Soooo… Friday nite I did what I almost always do that night. I go down to my music room and play music.
About a year and a half ago Daphne came to me to study drums. (Tabla, the drums that are used in the classical music of India. I play Sarod, a stringed instrument.)
This person showed nice talent, mixed with a lot of shyness. I sort of played music with her, but it was tentative.
The last six months I encouraged her to study with my friend Joss, who is an outstanding Tabla player. Joss worked with her a lot. Last Thursday he went to San Francisco to work in the store of the school that I attended from 1967 to 1979, the Ali Akbar college of Music.
My friend Daphne came over and we ‘sat’, as we say in Indian music, at 7pm.
I particularly like a rhythm called ‘Sitarkhani’, which is a syncopated, danceable, wonderful rhythm that I happen to love. I explained it to her, we practiced, and then I started playing for real. I kept it simple for the first fifteen minutes, then started getting wild as I realized that she was playing ROCK SOLID. I was doing some very intricate things, and she was supporting my wildest flights of fancy.
After a while we listened to a recording of my teacher, Ali Akbar Khan, playing with one of the greatest Tabla players of the 20th century, the late and very lamented Mahapurush Misra. On the recording, which happens to be one of the famous ‘Connoisseur Society’ recordings by my teacher, and some of the greatest recordings not only of Indian music but of all time, Mahapurush plays some of the most engaging Sitarkhani ever recorded, and we listened, analyzed, notated, played, and laughed a lot as we realized that Daphne had ‘broken through’.
We stopped around midnite, and realized that we had been playing almost non-stop for five hours.
Yeah, I know; It’s not a political diary, and it may not be very meaningful in terms of Global Warming and all, but it’s that kind of moment that I live for; when someone ‘connects’, as another of my musical friends says.
Yes, I believe that music can save the world, and that, as Ali Akbar says, “there is only positive outcome from playing music together”.
Oh, and if you think that Indian music is that whiny, repetitive stuff sometimes referred to as ‘cats howling’ (That’s what my father called it until the day he heard me playing the real thing) I urge you’all to access the following, which is one of those Connoisseur Society recordings re-issued, and a recording that I feel is among the ten greatest ever of any type:
Ustad Ali Akbar Khan
Signature Series
Volume one
Part one
and set aside half an hour (Twenty minutes to listen, ten to be able to stand up) when you have absolutely no distractions.

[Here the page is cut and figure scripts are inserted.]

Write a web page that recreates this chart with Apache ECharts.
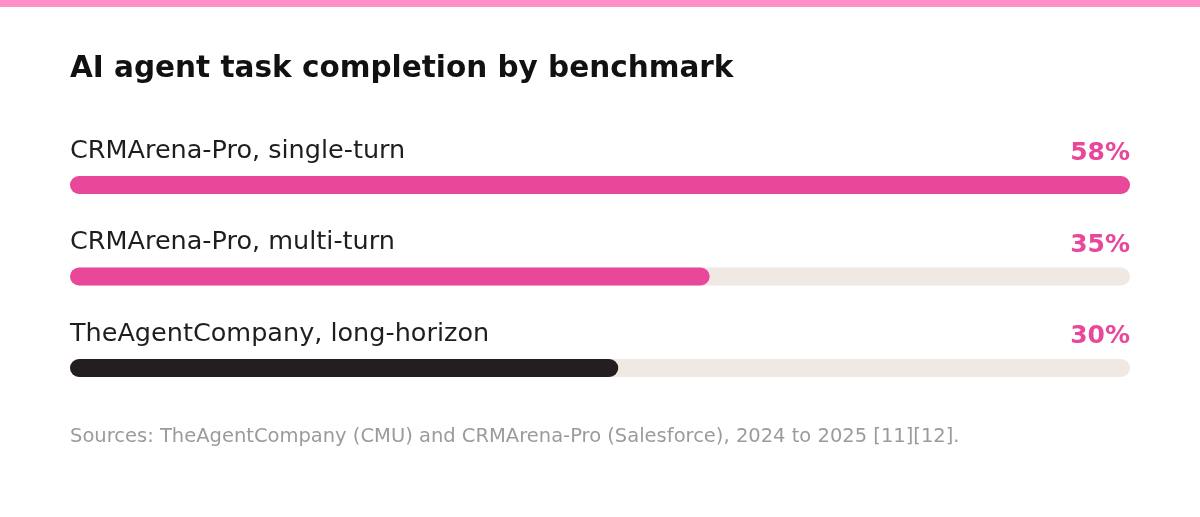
<!DOCTYPE html>
<html><head><meta charset="utf-8">
<script src="https://cdn.jsdelivr.net/npm/echarts@6/dist/echarts.min.js"></script>
<style>html,body{margin:0;padding:0;background:#fff}#c{width:1200px;height:517px}</style>
</head><body><div id="c"></div>
<script>
const categories = ['CRMArena-Pro, single-turn', 'CRMArena-Pro, multi-turn', 'TheAgentCompany, long-horizon'];
const values = [58, 35, 30];
const barColors = ['#e8479a', '#e8479a', '#231f20'];
const labelColors = ['#e8479a', '#e8479a', '#e8479a'];
const titleText = 'AI agent task completion by benchmark';
const sourceText = 'Sources: TheAgentCompany (CMU) and CRMArena-Pro (Salesforce), 2024 to 2025 [11][12].';
const FONT = 'DejaVu Sans';

const chart = echarts.init(document.getElementById('c'));
chart.setOption({
  backgroundColor: '#fff',
  animation: false,
  textStyle: { fontFamily: FONT },
  graphic: [{ type: 'rect', left: 0, top: 0, shape: { width: 1200, height: 7 }, style: { fill: '#ff8fc8' } }],
  title: [
    { text: titleText, left: 70, top: 54, padding: 0, textStyle: { fontFamily: FONT, fontSize: 29.5, fontWeight: 'bold', color: '#111' } },
    { text: sourceText, left: 70, top: 427, padding: 0, textStyle: { fontFamily: FONT, fontSize: 19.5, fontWeight: 'normal', color: '#9b9b9b' } }
  ],
  grid: { left: 70, right: 70, top: 139.25, bottom: 103.25, containLabel: false },
  xAxis: { type: 'value', min: 0, max: Math.max(...values), show: false },
  yAxis: [
    { type: 'category', data: categories, inverse: true, axisLine: { show: false }, axisTick: { show: false },
      axisLabel: { inside: true, margin: 0, verticalAlign: 'bottom', padding: [0, 0, 21, 0], fontSize: 25.5, fontWeight: 500, color: '#1e1e1e', fontFamily: FONT } },
    { type: 'category', data: values.map(v => v + '%'), inverse: true, position: 'right', axisLine: { show: false }, axisTick: { show: false },
      axisLabel: { inside: true, margin: 0, verticalAlign: 'bottom', padding: [0, 0, 19, 0], fontSize: 25, fontWeight: 'bold', fontFamily: FONT,
        color: (v, i) => labelColors[i] } }
  ],
  series: [{
    type: 'bar', data: values.map((v, i) => ({ value: v, itemStyle: { color: barColors[i] } })),
    barWidth: 18, itemStyle: { borderRadius: 9 },
    showBackground: true, backgroundStyle: { color: '#f0e8e2', borderRadius: 9 }
  }]
});
</script></body></html>
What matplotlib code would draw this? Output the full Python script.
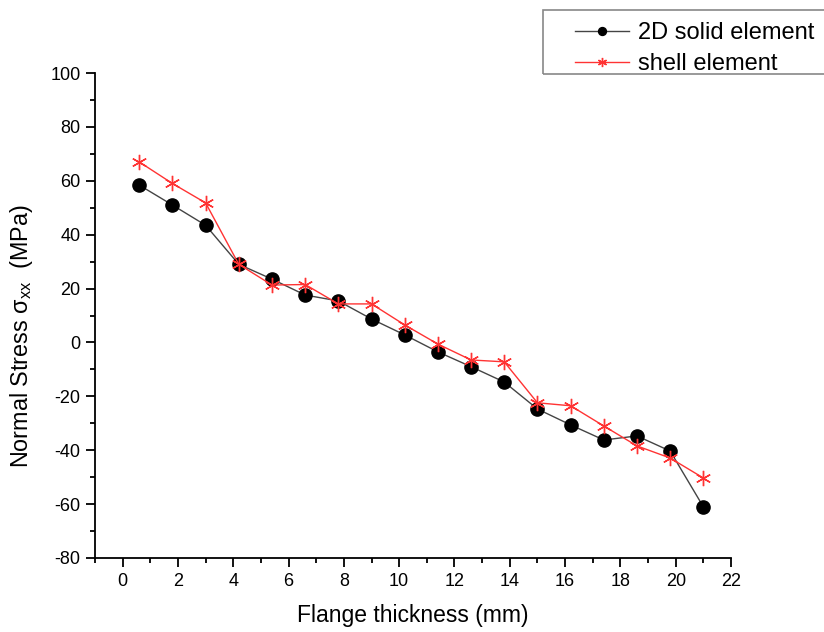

Start with just part one, “Chandranandan” and then let me know what you think, or feel, or whatever.
By the way, Allauddin Khan, the father of Ali Akbar Khan, was also the teacher of Ravi Shankar, who is much better known than Ali Akbar.
It’s a saga, the way that the music that was secret and kept for kings was accessed by Allauddin and taught to these two, and others, such as Nikhil Bannerjee, by far the greatest sitarist of the 20th century… But that’s another story!
3 comments
for bringing your musical experiences to this forum. I, personally, love every minute of it and appreciate your comments as pertains to it.
I love Indian music and learned to love it from Ravi Shankar, the world’s greatest sitarist. It’s wonderful music!
It’s not the kind of music one could listen to endlessly, no more than one could stand to listen to jazz endlessly, but it is, to me, wonderful music that I appreciate.
Thank you again, for bringing a “musical point of view” here to us all!